Talk:SQL Slammer

Page contents not supported in other languages.
From Wikipedia, the free encyclopedia

Under the Impace section, it says, "Yonhap news agency in South Korea reported on the Internet services had been shut down for hours on Saturday, January 25, 2003 nationwide." Should this be "reported that the internet services had been shut down" or "reported on the internet that services had been shut down"? Banaticus 09:10, 5 June 2006 (UTC)[reply]

Frankly, SQL Slammer ruined Mr. Weaver's theory because the worm didn't use permutation scans, partitioned permutation scans or hitlist scans to propagate in 10 minutes. Keep it simple! Gritzko

Is there any reason this article is located at SQL slammer (computer worm) instead of just SQL slammer? Parentheses are for disambiguation, and I don't think there's any ambiguity here. — Jonathan Kovaciny (talk|contribs) 19:48, 11 April 2007 (UTC)[reply]

Size of the worm[edit]

The beginning of == Technical details == reads:

  • "The worm is a small (376 bytes) piece of code that does little other than generate random IP addresses and send itself out to those addresses."
  • And the end of the section (which has been mistaken for the discussion page):

"The size of the Worm isn't 376 bytes. The worm sends 376 bytes to UDP port 1434, the SQL Server Resolution Service Port."

I deleted the last sentences and the alleged size in the first sentence. Apokrif 16:31, 20 July 2007 (UTC)[reply]

As to who and when it was first publically detected you might want to look here http://www.dslreports.com/forum/remark,5771929 —Preceding unsigned comment added by 96.51.228.164 (talk) 20:23, 28 April 2011 (UTC)[reply]

Many patching delays and missteps[edit]

It is simplistic to the point of misleading to state "a patch had been released six months earlier in MS02-039". Do we want to tell more of the patch history?

The first patch to fix the Slammer vulnerability was issued on 24 July 2002. Additional Security Bulletins came in August and October, when it was discovered that another package of patches to the same database programs made them worse.

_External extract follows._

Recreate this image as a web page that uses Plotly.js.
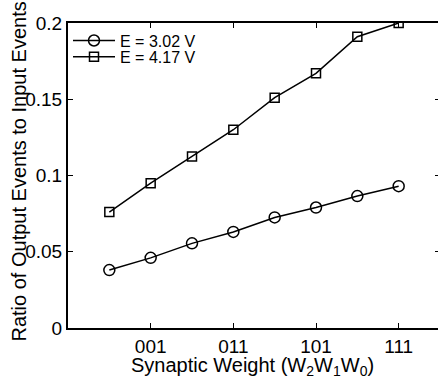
<!DOCTYPE html>
<html>
<head>
<meta charset="utf-8">
<script src="https://cdn.plot.ly/plotly-3.0.1.min.js"></script>
<style>html,body{margin:0;padding:0;overflow:hidden;width:438px;height:381px;background:#fff}</style>
</head>
<body>
<div id="chart"></div>
<script>
const weights = ["000","001","010","011","100","101","110","111"];
const xIndex = [0,1,2,3,4,5,6,7];
const tickVals = [1,3,5,7];
const tickText = ["001","011","101","111"];
const yTickVals = [0,0.05,0.1,0.15,0.2];
const yTickText = ["0","0.05","0.1","0.15","0.2"];
const ratioLow = [0.038,0.046,0.0555,0.063,0.0725,0.079,0.0865,0.093];
const ratioHigh = [0.076,0.095,0.1125,0.130,0.151,0.167,0.191,0.200];
const nameLow = "E = 3.02 V";
const nameHigh = "E = 4.17 V";
const xTitle = "Synaptic Weight (W<sub>2</sub>W<sub>1</sub>W<sub>0</sub>)";
const yTitle = "Ratio of Output Events to Input Events";

const font = "Liberation Sans, Arial, sans-serif";
const traces = [
  {x: xIndex, y: ratioLow, name: nameLow, mode: "lines+markers", type: "scatter", legend: "legend",
   line: {color: "#000", width: 1.5},
   marker: {symbol: "circle-open", size: 11, color: "#000", line: {width: 1.5, color: "#000"}}},
  {x: xIndex, y: ratioHigh, name: nameHigh, mode: "lines+markers", type: "scatter", legend: "legend2",
   line: {color: "#000", width: 1.5},
   marker: {symbol: "square-open", size: 9, color: "#000", line: {width: 1.5, color: "#000"}}}
];
const legendBase = {xanchor: "left", yanchor: "top", bgcolor: "rgba(0,0,0,0)",
  font: {size: 16, family: font, color: "#000"}, itemwidth: 42};
const layout = {
  width: 441, height: 381,
  margin: {l: 68, r: 1, t: 23, b: 53},
  paper_bgcolor: "#fff", plot_bgcolor: "#fff",
  font: {family: font, color: "#000", size: 19},
  showlegend: true,
  legend: Object.assign({x: 0.0, y: 0.998}, legendBase),
  legend2: Object.assign({x: 0.0, y: 0.945}, legendBase),
  xaxis: {range: [-1, 8], tickvals: tickVals, ticktext: tickText, ticks: "inside", ticklen: 5,
          tickwidth: 1, tickcolor: "#000", showline: true, linecolor: "#000", linewidth: 2,
          mirror: "ticks", showgrid: false, zeroline: false,
          tickfont: {size: 19, family: font}},
  yaxis: {range: [0, 0.2], tickvals: yTickVals, ticktext: yTickText,
          ticks: "inside", ticklen: 5, tickwidth: 1, tickcolor: "#000",
          showline: true, linecolor: "#000", linewidth: 2, mirror: "ticks",
          showgrid: false, zeroline: false, tickfont: {size: 19, family: font}},
  annotations: [
    {text: yTitle, textangle: -90, xref: "paper", yref: "paper", x: 0, y: 0.5,
     xanchor: "center", yanchor: "middle", xshift: -50, yshift: 4, showarrow: false,
     font: {size: 20, family: font, color: "#000"}},
    {text: xTitle, xref: "paper", yref: "paper", x: 0.5, y: 0,
     xanchor: "center", yanchor: "top", xshift: -2, yshift: -24, showarrow: false,
     font: {size: 20, family: font, color: "#000"}}
  ]
};
Plotly.newPlot("chart", traces, layout, {displayModeBar: false, staticPlot: true});
</script>
</body>
</html>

A patch to fix the new problem came on 9 October, but fully installing it would reopen the vulnerability to Slammer -- an old, vulnerable module had been included in the fix. 16 October brought a patch that actually patched Slammer, but now the other problem was forgotten. The sixth shot was the charm: a preliminary pack of patches issued in December 2002 got both problems right, along with 188 other bugs in the 7th version of SQL Server. Systems Administrators were told, "Microsoft DOES NOT support the use of this build in your production environments. It is being provided for testing purposes, such that you have the opportunity to uncover issues/concerns . . ." Doubtless some waited until that pack stabilized on 4 January 2003, or until the first easy-to-install patch addressing just these two vulnerabilities was issued. That was 26 January, just after Slammer struck.

Decide for yourself whether the patch was released 6 months before the attack or the day after. David Litchfield, an independent researcher, discovered Microsoft's Slammer vulnerability and contacted the company on 16 May 2002 (see http://www.derkeiler.com/Mailing-Lists/NT-Bugtraq/2002-06/0014.html), so throw in the 2+ months it took Microsoft to make any public move when you add up the nation's total response delay.

Microsoft expressed doubts about Mr. Litchfield's claims and made no response to the danger until Mr. Litchfield presented his findings publicly at the Blackhat Security Briefings in July 2002.